Members of the royal family, including the Duke and Duchess of Cambridge and the Duke and Duchess of Sussex, have quite the role models to look to when it comes to marriage longevity – the Queen and her husband Prince Philip have been married for 71 years. The couple tied the knot back in 1947 in a beautiful royal wedding at Westminster Abbey. The affair was attended by royals from all over Europe including Spain, Norway, Greece, Denmark and the Netherlands.
As she walked down the aisle on 20 November, Princess Elizabeth, who was the tenth member of the royal family to marry at the Abbey, was just 21 years old. Her handsome groom was 26. Before the wedding, Philip renounced his Greek and Danish titles and was created The Duke of Edinburgh, Earl of Merioneth and Baron Greenwich of Greenwich, in the County of London.
Like Kate and Meghan, the Queen's elegant white satin dress inspired a new generation of royal wedding dresses, including that of Princess Grace of Monaco. The bride had chosen a gown by Sir Norman Hartnell, who submitted various designs; the winning creation was approved in mid-August, less than three months before the wedding.

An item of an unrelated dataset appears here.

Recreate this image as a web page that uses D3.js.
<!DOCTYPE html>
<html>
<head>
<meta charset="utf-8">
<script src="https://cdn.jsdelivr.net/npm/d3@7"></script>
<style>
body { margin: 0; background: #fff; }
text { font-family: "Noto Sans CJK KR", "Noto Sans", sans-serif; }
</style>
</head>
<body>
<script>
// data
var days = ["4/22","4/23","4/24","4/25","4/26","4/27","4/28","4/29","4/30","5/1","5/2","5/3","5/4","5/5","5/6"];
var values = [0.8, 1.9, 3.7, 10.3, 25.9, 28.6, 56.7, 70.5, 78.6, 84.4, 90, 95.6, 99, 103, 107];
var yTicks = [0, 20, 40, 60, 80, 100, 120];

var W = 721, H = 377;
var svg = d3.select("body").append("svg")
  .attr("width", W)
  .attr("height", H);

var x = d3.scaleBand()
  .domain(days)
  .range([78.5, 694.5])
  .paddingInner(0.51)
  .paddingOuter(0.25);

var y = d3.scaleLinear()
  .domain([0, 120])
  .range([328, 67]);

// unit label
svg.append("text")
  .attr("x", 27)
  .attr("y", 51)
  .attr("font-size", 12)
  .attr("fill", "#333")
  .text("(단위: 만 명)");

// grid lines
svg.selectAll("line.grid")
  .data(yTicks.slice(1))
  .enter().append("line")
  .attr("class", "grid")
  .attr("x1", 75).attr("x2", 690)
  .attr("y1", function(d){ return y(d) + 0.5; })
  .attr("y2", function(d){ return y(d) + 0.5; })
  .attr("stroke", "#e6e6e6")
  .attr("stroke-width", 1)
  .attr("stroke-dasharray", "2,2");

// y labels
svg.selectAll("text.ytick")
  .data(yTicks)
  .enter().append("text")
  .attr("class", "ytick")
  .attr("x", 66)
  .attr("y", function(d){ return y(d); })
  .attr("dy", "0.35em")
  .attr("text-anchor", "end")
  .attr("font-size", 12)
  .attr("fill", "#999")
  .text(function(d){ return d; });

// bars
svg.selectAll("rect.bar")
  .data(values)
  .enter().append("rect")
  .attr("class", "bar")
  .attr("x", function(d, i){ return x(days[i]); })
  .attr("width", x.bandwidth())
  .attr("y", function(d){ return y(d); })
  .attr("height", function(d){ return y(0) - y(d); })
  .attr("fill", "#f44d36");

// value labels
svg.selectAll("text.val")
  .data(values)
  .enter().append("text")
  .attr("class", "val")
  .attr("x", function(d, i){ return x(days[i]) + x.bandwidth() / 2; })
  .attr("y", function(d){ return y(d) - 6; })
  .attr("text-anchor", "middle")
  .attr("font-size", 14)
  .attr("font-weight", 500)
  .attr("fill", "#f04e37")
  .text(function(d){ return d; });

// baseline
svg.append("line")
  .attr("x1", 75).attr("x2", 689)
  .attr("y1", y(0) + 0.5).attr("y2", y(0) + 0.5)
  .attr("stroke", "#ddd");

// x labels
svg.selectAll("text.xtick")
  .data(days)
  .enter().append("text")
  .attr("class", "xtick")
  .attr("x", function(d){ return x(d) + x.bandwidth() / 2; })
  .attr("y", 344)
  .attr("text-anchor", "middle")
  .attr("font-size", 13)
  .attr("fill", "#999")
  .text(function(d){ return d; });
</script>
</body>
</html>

Elizabeth had to use clothing ration coupons to pay for her dress, due to the rationing measures in place following World War Two. Hundreds of people from across the UK sent the Princess their coupons to help with the dress, although they had to be returned as it would have been illegal to use them. The dress, which was inspired by Botticelli's famous painting Primavera, featured a fitted bodice, heart-shaped neckline, a low v-pointed waist and a floor-length panelled skirt.
Elizabeth was assisted by eight bridesmaids, including her sister Princess Margaret and her cousins Princess Alexandra of Kent and Lady Mary Cambridge. Her other bridesmaids were: Lady Caroline Montagu-Douglas-Scott, The Hon. Pamela Mountbatten, The Hon. Margaret Elpinstone and Diana Bowes-Lyon.
Some 2,000 guests were invited to the ceremony, which was recorded and broadcast by BBC Radio to 200 million people around the world. The Archbishop of Canterbury, Geoffrey Fisher, and the Archbishop of York, Cyril Garbett, officiated the service.
The wedding breakfast was held at lunchtime in the Ball-Supper Room at Buckingham Palace. The menu paid tribute to the bride and groom, consisting of Filet de Sole Mountbatten, Perdreau en Casserole and Bombe Glacee Princess Elizabeth. As for the wedding cake, which stood nine feet high and had four tasty tiers, it was cut using the Duke of Edinburgh's sword, which was a gift from Elizabeth's father, King George VI.
In keeping with tradition, Elizabeth and Philip made an appearance on the palace balcony to wave to huge crowds on the Mall. The couple also received an outpouring of love and support from royal family fans around the world: over 2,500 presents and 10,000 telegrams.